GIVEN PROBLEM:
Filter the data below for the string "that" and copy each matching line.

RECORDS PROVIDED:

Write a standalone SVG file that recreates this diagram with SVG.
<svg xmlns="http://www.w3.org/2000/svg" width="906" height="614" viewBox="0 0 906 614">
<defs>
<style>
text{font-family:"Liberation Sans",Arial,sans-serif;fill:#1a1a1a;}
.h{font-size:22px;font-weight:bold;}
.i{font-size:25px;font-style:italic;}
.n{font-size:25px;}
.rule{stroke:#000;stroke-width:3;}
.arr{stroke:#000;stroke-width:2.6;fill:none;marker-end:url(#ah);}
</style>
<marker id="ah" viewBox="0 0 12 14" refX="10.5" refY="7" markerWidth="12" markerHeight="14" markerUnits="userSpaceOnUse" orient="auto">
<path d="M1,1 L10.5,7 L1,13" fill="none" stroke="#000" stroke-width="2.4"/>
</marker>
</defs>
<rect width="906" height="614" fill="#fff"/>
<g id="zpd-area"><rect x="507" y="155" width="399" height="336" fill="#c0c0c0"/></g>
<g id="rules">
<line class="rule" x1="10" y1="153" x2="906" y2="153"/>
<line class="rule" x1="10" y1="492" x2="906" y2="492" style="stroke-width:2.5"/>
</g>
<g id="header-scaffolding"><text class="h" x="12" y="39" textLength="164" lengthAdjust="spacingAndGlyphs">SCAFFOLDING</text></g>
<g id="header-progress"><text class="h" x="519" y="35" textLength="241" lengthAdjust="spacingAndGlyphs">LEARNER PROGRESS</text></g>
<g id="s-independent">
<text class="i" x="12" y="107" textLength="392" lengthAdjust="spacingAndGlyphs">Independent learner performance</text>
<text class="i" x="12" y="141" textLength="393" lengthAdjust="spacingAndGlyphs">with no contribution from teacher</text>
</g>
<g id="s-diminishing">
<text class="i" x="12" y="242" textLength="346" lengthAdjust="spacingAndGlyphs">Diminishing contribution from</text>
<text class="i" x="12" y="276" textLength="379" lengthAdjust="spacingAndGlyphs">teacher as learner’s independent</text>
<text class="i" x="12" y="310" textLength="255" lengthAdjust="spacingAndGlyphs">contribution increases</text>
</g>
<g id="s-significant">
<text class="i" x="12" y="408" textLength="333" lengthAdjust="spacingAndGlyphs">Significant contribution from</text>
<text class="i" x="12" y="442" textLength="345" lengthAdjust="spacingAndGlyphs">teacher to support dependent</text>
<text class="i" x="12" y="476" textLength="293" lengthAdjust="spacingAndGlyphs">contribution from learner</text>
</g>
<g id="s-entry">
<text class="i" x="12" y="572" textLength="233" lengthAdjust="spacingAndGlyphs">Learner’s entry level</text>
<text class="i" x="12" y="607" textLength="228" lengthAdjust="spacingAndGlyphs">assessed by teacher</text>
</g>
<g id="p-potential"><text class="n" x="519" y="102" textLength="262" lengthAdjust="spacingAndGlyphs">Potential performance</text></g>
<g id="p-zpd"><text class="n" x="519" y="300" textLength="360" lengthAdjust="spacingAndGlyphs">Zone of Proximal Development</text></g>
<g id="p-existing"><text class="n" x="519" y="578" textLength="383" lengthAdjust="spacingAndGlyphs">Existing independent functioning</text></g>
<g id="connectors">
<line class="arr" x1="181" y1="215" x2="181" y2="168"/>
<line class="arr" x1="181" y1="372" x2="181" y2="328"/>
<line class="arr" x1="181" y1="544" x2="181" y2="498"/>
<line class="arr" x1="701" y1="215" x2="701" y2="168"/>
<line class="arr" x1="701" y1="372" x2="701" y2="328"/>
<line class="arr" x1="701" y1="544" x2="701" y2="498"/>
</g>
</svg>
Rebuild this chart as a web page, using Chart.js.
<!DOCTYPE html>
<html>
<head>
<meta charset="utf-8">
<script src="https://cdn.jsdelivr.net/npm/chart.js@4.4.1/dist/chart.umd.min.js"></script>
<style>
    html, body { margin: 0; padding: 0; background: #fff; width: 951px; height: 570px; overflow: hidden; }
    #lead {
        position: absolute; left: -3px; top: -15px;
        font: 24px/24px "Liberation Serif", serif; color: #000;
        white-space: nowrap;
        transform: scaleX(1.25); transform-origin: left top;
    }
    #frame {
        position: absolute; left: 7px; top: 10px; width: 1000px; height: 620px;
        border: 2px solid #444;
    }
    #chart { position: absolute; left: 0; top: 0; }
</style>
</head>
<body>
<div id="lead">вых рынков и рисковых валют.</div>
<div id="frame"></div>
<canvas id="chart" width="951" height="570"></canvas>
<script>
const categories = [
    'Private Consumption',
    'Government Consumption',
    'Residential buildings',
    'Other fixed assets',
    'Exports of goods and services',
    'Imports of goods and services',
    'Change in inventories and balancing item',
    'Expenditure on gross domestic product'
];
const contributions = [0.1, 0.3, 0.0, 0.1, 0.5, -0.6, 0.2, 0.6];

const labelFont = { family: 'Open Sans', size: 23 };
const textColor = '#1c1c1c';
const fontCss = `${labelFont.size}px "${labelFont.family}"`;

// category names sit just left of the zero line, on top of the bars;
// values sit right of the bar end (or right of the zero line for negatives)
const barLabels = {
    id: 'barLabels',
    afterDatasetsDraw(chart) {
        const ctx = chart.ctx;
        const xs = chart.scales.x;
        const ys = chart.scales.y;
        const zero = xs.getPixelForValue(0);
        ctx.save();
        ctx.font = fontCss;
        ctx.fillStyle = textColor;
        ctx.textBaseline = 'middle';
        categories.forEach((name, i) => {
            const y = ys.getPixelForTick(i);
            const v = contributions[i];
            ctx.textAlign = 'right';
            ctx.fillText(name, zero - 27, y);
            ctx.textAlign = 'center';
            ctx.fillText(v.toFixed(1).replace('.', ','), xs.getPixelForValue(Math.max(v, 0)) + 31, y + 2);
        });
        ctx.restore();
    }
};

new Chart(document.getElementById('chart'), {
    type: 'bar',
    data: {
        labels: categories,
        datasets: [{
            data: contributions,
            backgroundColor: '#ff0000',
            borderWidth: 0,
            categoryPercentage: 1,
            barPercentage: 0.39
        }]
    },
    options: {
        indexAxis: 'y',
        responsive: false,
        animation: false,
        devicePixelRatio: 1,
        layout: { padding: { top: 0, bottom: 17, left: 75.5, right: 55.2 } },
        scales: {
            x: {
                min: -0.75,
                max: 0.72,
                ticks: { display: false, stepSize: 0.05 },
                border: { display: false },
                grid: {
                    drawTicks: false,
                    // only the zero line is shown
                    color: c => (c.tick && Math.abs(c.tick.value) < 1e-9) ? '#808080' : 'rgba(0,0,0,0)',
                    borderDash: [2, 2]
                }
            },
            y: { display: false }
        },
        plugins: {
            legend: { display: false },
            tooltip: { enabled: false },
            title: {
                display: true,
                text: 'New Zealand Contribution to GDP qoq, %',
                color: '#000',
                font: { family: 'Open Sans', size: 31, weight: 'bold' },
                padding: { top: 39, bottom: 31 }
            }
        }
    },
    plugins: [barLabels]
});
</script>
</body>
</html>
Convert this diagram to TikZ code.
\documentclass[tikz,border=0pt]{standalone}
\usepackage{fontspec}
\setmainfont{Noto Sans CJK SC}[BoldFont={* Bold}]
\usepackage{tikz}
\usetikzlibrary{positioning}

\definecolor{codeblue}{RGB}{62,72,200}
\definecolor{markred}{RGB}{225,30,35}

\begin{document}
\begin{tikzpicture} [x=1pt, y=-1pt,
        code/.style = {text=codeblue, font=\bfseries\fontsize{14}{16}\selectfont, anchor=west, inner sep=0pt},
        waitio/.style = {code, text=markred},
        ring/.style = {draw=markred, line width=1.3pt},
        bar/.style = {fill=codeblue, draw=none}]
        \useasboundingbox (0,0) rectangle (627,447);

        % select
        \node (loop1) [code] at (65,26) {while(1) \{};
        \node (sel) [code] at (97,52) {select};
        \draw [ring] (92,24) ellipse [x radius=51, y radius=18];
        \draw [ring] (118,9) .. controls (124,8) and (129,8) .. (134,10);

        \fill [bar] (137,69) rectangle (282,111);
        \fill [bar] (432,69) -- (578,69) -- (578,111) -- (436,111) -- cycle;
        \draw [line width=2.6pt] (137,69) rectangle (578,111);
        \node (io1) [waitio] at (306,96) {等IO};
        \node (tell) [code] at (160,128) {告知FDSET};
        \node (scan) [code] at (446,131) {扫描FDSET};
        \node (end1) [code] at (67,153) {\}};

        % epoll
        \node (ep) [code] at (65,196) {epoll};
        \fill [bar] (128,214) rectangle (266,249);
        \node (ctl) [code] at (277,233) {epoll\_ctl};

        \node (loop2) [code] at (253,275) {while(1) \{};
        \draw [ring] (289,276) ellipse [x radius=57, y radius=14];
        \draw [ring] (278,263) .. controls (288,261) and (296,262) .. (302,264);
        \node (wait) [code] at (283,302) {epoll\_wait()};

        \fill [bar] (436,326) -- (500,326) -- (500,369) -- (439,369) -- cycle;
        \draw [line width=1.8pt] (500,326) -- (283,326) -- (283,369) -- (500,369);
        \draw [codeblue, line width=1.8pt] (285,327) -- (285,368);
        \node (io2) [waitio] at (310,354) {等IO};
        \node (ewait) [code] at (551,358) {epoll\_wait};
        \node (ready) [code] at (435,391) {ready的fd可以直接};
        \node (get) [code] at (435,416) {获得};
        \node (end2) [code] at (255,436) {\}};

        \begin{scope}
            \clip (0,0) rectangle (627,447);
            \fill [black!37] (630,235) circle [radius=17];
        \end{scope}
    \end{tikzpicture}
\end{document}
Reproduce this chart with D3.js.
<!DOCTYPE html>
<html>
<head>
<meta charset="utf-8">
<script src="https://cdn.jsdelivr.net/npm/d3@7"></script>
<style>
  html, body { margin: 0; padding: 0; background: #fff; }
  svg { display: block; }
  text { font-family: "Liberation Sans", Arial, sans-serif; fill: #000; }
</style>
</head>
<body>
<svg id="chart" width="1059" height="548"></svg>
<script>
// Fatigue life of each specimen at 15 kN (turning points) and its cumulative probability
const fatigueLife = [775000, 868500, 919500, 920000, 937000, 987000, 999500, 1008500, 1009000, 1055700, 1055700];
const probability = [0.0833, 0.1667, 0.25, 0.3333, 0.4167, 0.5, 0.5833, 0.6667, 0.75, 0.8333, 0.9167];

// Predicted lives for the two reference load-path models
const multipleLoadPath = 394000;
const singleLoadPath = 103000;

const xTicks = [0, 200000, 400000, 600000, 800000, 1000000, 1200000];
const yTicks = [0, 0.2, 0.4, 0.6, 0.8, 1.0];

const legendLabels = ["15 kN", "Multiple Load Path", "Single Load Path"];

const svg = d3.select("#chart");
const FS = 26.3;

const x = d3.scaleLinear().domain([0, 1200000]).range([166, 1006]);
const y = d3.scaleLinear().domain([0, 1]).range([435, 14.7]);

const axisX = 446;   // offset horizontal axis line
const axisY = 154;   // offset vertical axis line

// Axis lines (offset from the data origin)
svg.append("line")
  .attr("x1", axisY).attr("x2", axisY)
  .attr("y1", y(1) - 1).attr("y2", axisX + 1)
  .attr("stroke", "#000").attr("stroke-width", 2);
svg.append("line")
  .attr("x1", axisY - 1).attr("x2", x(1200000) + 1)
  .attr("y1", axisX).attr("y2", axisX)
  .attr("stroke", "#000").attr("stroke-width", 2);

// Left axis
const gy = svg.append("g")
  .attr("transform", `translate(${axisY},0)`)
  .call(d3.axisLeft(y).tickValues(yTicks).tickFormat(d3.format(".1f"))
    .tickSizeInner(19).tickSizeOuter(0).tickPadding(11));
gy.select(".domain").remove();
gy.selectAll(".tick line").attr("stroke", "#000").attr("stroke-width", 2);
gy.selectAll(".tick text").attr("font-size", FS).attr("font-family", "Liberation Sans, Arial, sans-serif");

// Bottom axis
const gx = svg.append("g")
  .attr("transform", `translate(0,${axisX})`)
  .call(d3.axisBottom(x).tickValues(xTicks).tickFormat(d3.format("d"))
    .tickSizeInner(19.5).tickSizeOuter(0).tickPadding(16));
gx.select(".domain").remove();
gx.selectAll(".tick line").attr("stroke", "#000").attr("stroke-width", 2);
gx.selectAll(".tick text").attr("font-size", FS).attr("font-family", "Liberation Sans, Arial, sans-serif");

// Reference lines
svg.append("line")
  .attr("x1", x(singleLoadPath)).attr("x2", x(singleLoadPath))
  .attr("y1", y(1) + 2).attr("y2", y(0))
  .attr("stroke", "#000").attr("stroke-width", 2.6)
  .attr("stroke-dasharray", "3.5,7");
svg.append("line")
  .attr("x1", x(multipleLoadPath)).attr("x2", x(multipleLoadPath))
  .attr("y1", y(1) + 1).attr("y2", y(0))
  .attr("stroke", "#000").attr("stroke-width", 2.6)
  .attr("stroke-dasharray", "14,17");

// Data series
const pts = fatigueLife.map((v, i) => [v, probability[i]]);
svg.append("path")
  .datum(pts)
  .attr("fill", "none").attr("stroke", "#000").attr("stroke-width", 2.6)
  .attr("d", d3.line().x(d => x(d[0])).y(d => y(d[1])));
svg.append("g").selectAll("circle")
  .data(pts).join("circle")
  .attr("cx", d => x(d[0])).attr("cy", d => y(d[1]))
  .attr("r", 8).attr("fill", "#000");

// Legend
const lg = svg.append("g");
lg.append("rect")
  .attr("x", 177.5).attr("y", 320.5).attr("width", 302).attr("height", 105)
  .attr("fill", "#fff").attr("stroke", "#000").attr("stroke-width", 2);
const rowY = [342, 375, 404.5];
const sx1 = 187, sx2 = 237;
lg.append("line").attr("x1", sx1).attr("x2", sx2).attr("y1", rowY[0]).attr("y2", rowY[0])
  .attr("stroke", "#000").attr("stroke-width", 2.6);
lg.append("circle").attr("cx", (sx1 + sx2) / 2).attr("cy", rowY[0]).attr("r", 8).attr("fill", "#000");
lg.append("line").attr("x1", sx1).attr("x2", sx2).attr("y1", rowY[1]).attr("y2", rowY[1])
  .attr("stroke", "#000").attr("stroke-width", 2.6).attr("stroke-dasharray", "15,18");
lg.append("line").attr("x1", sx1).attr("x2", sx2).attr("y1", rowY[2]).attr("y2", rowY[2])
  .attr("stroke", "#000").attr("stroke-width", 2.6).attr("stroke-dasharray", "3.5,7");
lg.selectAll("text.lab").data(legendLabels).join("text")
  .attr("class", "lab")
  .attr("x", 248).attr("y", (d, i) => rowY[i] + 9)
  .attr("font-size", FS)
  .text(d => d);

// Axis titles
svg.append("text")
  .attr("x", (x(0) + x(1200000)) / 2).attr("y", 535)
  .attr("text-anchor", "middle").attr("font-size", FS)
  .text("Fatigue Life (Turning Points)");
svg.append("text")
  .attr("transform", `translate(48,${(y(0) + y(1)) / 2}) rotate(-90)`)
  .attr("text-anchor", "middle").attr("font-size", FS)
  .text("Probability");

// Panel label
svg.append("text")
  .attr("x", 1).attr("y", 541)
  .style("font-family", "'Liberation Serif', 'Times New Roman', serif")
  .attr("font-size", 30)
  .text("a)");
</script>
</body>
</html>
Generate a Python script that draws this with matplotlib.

FINISHED ANSWER:
Write a standalone SVG file that recreates this diagram with SVG.
Generate a Python script that draws this with matplotlib.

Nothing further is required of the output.